*Task objective:* Below is a listing; write it out exactly and drop any images from it.

━━━ Source data ━━━

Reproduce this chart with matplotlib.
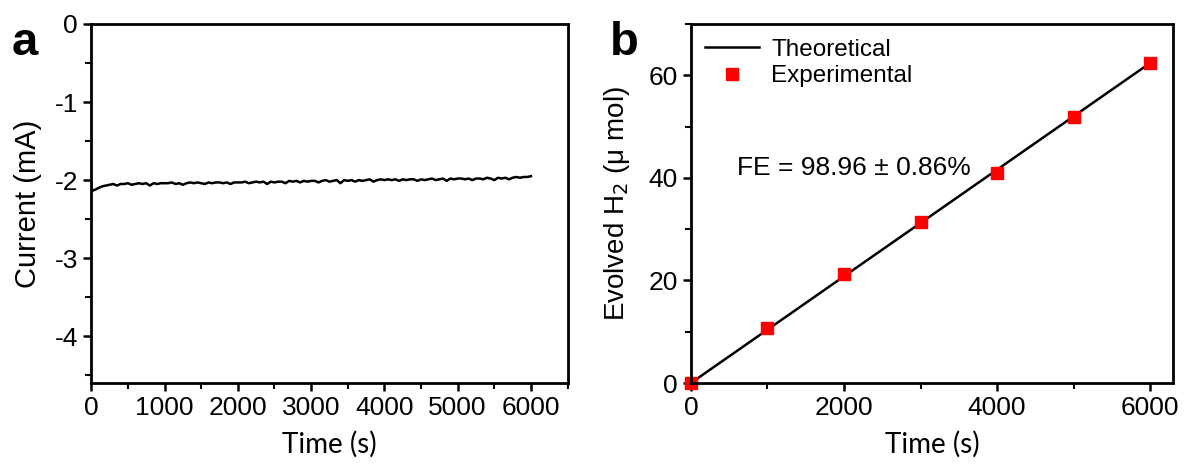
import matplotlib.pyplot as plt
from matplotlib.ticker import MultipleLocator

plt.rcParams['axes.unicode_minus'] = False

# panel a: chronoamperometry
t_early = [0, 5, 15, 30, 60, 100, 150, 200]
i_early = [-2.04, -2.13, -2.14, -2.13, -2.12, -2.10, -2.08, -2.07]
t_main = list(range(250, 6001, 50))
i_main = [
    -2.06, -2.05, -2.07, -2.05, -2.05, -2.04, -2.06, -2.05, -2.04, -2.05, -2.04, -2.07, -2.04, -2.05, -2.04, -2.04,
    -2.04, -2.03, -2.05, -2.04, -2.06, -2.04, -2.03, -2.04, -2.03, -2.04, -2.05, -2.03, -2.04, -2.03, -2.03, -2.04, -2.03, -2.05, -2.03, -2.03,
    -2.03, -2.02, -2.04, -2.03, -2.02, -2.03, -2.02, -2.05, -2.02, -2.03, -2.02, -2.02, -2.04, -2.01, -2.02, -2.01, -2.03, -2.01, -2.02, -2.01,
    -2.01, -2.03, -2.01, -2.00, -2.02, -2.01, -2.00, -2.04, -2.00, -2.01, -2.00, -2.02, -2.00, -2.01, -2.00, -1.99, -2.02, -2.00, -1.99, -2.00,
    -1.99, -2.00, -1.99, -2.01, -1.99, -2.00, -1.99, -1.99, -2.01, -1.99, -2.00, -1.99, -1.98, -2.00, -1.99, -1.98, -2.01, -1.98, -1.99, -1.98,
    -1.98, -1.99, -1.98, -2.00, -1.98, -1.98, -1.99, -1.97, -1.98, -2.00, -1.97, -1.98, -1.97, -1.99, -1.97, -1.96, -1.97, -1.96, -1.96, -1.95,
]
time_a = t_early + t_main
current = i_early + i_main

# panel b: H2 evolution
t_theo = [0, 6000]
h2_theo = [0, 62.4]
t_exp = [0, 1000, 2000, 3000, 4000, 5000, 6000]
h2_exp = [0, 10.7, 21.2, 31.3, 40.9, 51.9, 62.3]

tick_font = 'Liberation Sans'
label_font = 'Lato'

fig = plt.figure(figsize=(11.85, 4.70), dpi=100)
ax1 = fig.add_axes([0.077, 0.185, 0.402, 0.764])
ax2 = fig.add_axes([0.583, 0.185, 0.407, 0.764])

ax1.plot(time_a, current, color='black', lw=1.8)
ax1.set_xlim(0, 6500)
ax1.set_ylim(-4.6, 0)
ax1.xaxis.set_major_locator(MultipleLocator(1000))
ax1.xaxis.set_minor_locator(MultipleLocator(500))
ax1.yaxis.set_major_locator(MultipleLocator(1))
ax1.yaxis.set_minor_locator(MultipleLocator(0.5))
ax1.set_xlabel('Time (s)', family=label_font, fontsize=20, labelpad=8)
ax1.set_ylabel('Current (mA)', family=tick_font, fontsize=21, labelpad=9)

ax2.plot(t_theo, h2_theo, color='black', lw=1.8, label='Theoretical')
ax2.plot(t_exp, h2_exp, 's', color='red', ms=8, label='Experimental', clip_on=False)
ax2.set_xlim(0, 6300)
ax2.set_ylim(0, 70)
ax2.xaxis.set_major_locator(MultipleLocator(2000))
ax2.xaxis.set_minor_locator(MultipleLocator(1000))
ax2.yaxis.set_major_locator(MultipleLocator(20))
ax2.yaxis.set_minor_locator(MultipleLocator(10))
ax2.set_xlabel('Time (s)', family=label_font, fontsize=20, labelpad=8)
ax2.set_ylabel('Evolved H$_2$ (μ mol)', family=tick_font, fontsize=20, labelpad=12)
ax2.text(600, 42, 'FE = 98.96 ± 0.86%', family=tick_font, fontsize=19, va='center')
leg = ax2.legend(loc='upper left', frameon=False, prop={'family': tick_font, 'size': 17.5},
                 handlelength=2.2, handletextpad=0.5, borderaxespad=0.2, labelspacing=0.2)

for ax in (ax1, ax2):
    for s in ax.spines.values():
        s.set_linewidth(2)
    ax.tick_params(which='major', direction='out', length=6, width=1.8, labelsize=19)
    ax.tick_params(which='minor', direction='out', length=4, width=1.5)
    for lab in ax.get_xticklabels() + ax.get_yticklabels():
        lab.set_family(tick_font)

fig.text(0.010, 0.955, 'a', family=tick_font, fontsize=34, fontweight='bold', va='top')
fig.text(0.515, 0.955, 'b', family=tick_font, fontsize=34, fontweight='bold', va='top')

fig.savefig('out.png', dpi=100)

━━━

*Answer in full:*
Reproduce this chart with matplotlib.
import matplotlib.pyplot as plt
from matplotlib.ticker import MultipleLocator

plt.rcParams['axes.unicode_minus'] = False

# panel a: chronoamperometry
t_early = [0, 5, 15, 30, 60, 100, 150, 200]
i_early = [-2.04, -2.13, -2.14, -2.13, -2.12, -2.10, -2.08, -2.07]
t_main = list(range(250, 6001, 50))
i_main = [
    -2.06, -2.05, -2.07, -2.05, -2.05, -2.04, -2.06, -2.05, -2.04, -2.05, -2.04, -2.07, -2.04, -2.05, -2.04, -2.04,
    -2.04, -2.03, -2.05, -2.04, -2.06, -2.04, -2.03, -2.04, -2.03, -2.04, -2.05, -2.03, -2.04, -2.03, -2.03, -2.04, -2.03, -2.05, -2.03, -2.03,
    -2.03, -2.02, -2.04, -2.03, -2.02, -2.03, -2.02, -2.05, -2.02, -2.03, -2.02, -2.02, -2.04, -2.01, -2.02, -2.01, -2.03, -2.01, -2.02, -2.01,
    -2.01, -2.03, -2.01, -2.00, -2.02, -2.01, -2.00, -2.04, -2.00, -2.01, -2.00, -2.02, -2.00, -2.01, -2.00, -1.99, -2.02, -2.00, -1.99, -2.00,
    -1.99, -2.00, -1.99, -2.01, -1.99, -2.00, -1.99, -1.99, -2.01, -1.99, -2.00, -1.99, -1.98, -2.00, -1.99, -1.98, -2.01, -1.98, -1.99, -1.98,
    -1.98, -1.99, -1.98, -2.00, -1.98, -1.98, -1.99, -1.97, -1.98, -2.00, -1.97, -1.98, -1.97, -1.99, -1.97, -1.96, -1.97, -1.96, -1.96, -1.95,
]
time_a = t_early + t_main
current = i_early + i_main

# panel b: H2 evolution
t_theo = [0, 6000]
h2_theo = [0, 62.4]
t_exp = [0, 1000, 2000, 3000, 4000, 5000, 6000]
h2_exp = [0, 10.7, 21.2, 31.3, 40.9, 51.9, 62.3]

tick_font = 'Liberation Sans'
label_font = 'Lato'

fig = plt.figure(figsize=(11.85, 4.70), dpi=100)
ax1 = fig.add_axes([0.077, 0.185, 0.402, 0.764])
ax2 = fig.add_axes([0.583, 0.185, 0.407, 0.764])

ax1.plot(time_a, current, color='black', lw=1.8)
ax1.set_xlim(0, 6500)
ax1.set_ylim(-4.6, 0)
ax1.xaxis.set_major_locator(MultipleLocator(1000))
ax1.xaxis.set_minor_locator(MultipleLocator(500))
ax1.yaxis.set_major_locator(MultipleLocator(1))
ax1.yaxis.set_minor_locator(MultipleLocator(0.5))
ax1.set_xlabel('Time (s)', family=label_font, fontsize=20, labelpad=8)
ax1.set_ylabel('Current (mA)', family=tick_font, fontsize=21, labelpad=9)

ax2.plot(t_theo, h2_theo, color='black', lw=1.8, label='Theoretical')
ax2.plot(t_exp, h2_exp, 's', color='red', ms=8, label='Experimental', clip_on=False)
ax2.set_xlim(0, 6300)
ax2.set_ylim(0, 70)
ax2.xaxis.set_major_locator(MultipleLocator(2000))
ax2.xaxis.set_minor_locator(MultipleLocator(1000))
ax2.yaxis.set_major_locator(MultipleLocator(20))
ax2.yaxis.set_minor_locator(MultipleLocator(10))
ax2.set_xlabel('Time (s)', family=label_font, fontsize=20, labelpad=8)
ax2.set_ylabel('Evolved H$_2$ (μ mol)', family=tick_font, fontsize=20, labelpad=12)
ax2.text(600, 42, 'FE = 98.96 ± 0.86%', family=tick_font, fontsize=19, va='center')
leg = ax2.legend(loc='upper left', frameon=False, prop={'family': tick_font, 'size': 17.5},
                 handlelength=2.2, handletextpad=0.5, borderaxespad=0.2, labelspacing=0.2)

for ax in (ax1, ax2):
    for s in ax.spines.values():
        s.set_linewidth(2)
    ax.tick_params(which='major', direction='out', length=6, width=1.8, labelsize=19)
    ax.tick_params(which='minor', direction='out', length=4, width=1.5)
    for lab in ax.get_xticklabels() + ax.get_yticklabels():
        lab.set_family(tick_font)

fig.text(0.010, 0.955, 'a', family=tick_font, fontsize=34, fontweight='bold', va='top')
fig.text(0.515, 0.955, 'b', family=tick_font, fontsize=34, fontweight='bold', va='top')

fig.savefig('out.png', dpi=100)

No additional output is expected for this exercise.